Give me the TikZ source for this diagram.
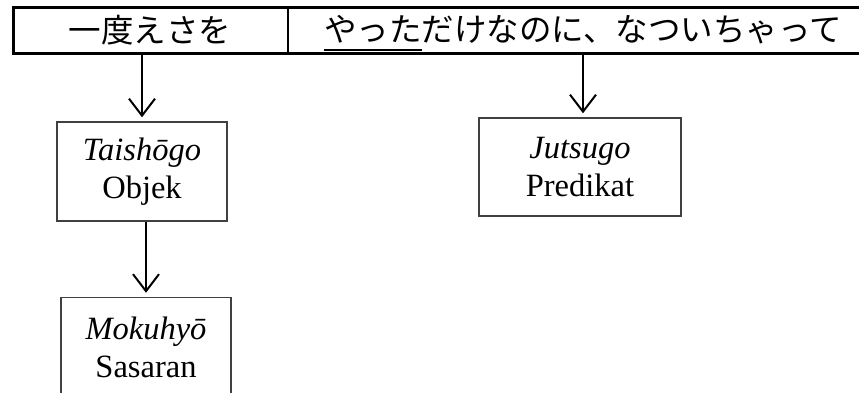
\documentclass[tikz,border=0pt]{standalone}
\usepackage{fontspec}
\setmainfont{Liberation Serif}
\newfontfamily\jp{Noto Sans CJK JP}
\usetikzlibrary{arrows.meta}
\newcommand\jpul[1]{\setbox0\hbox{#1}\rlap{\smash{\rule[-9pt]{\wd0}{2pt}}}\box0}
\begin{document}
\begin{tikzpicture}[x=1pt,y=-1pt,
  jtext/.style={inner sep=0pt, font=\jp\fontsize{32.5}{38}\selectfont},
  term/.style={draw=black!75, line width=1.4pt, minimum width=170pt, minimum height=99pt,
    align=center, inner sep=0pt, font=\fontsize{32.5}{38}\selectfont},
  arr/.style={line width=2pt, -{Straight Barb[length=17pt,width=26pt,line width=2pt]}, shorten >=4pt}
]
\useasboundingbox (0,0) rectangle (859,392);
% table
\node[draw, line width=2.8pt, minimum width=850pt, minimum height=46pt, inner sep=0pt, anchor=north west] (tab) at (12,6) {};
\coordinate (dtop) at (288,6);
\coordinate (dbot) at (288,52);
\draw[line width=1.3pt] (dtop) -- (dbot);
\node[jtext] (t1) at (150,30) {一度えさを};
\node[jtext] (t2) at (583,30) {\jpul{やった}だけなのに、なついちゃって};
% boxes
\node[term] (T) at (142,171.5) {\textit{Taishōgo}\\Objek};
\node[term] (M) at (146,347) {\textit{Mokuhyō}\\Sasaran};
\node[term, minimum width=202pt, minimum height=98pt] (J) at (580,167) {\textit{Jutsugo}\\Predikat};
% arrows
\coordinate (a1) at (142,52);
\coordinate (a2) at (583,52);
\draw[arr] (a1) -- (a1 |- T.north);
\draw[arr] (a2) -- (a2 |- J.north);
\draw[arr] (T.south -| M.north) -- (M.north);
\end{tikzpicture}
\end{document}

::::

Omitting all images, print the listing exactly.

Give me the TikZ source for this diagram.
\documentclass[tikz,border=0pt]{standalone}
\usepackage{fontspec}
\setmainfont{Liberation Serif}
\newfontfamily\jp{Noto Sans CJK JP}
\usetikzlibrary{arrows.meta}
\newcommand\jpul[1]{\setbox0\hbox{#1}\rlap{\smash{\rule[-9pt]{\wd0}{2pt}}}\box0}
\begin{document}
\begin{tikzpicture}[x=1pt,y=-1pt,
  jtext/.style={inner sep=0pt, font=\jp\fontsize{32.5}{38}\selectfont},
  term/.style={draw=black!75, line width=1.4pt, minimum width=170pt, minimum height=99pt,
    align=center, inner sep=0pt, font=\fontsize{32.5}{38}\selectfont},
  arr/.style={line width=2pt, -{Straight Barb[length=17pt,width=26pt,line width=2pt]}, shorten >=4pt}
]
\useasboundingbox (0,0) rectangle (859,392);
% table
\node[draw, line width=2.8pt, minimum width=850pt, minimum height=46pt, inner sep=0pt, anchor=north west] (tab) at (12,6) {};
\coordinate (dtop) at (288,6);
\coordinate (dbot) at (288,52);
\draw[line width=1.3pt] (dtop) -- (dbot);
\node[jtext] (t1) at (150,30) {一度えさを};
\node[jtext] (t2) at (583,30) {\jpul{やった}だけなのに、なついちゃって};
% boxes
\node[term] (T) at (142,171.5) {\textit{Taishōgo}\\Objek};
\node[term] (M) at (146,347) {\textit{Mokuhyō}\\Sasaran};
\node[term, minimum width=202pt, minimum height=98pt] (J) at (580,167) {\textit{Jutsugo}\\Predikat};
% arrows
\coordinate (a1) at (142,52);
\coordinate (a2) at (583,52);
\draw[arr] (a1) -- (a1 |- T.north);
\draw[arr] (a2) -- (a2 |- J.north);
\draw[arr] (T.south -| M.north) -- (M.north);
\end{tikzpicture}
\end{document}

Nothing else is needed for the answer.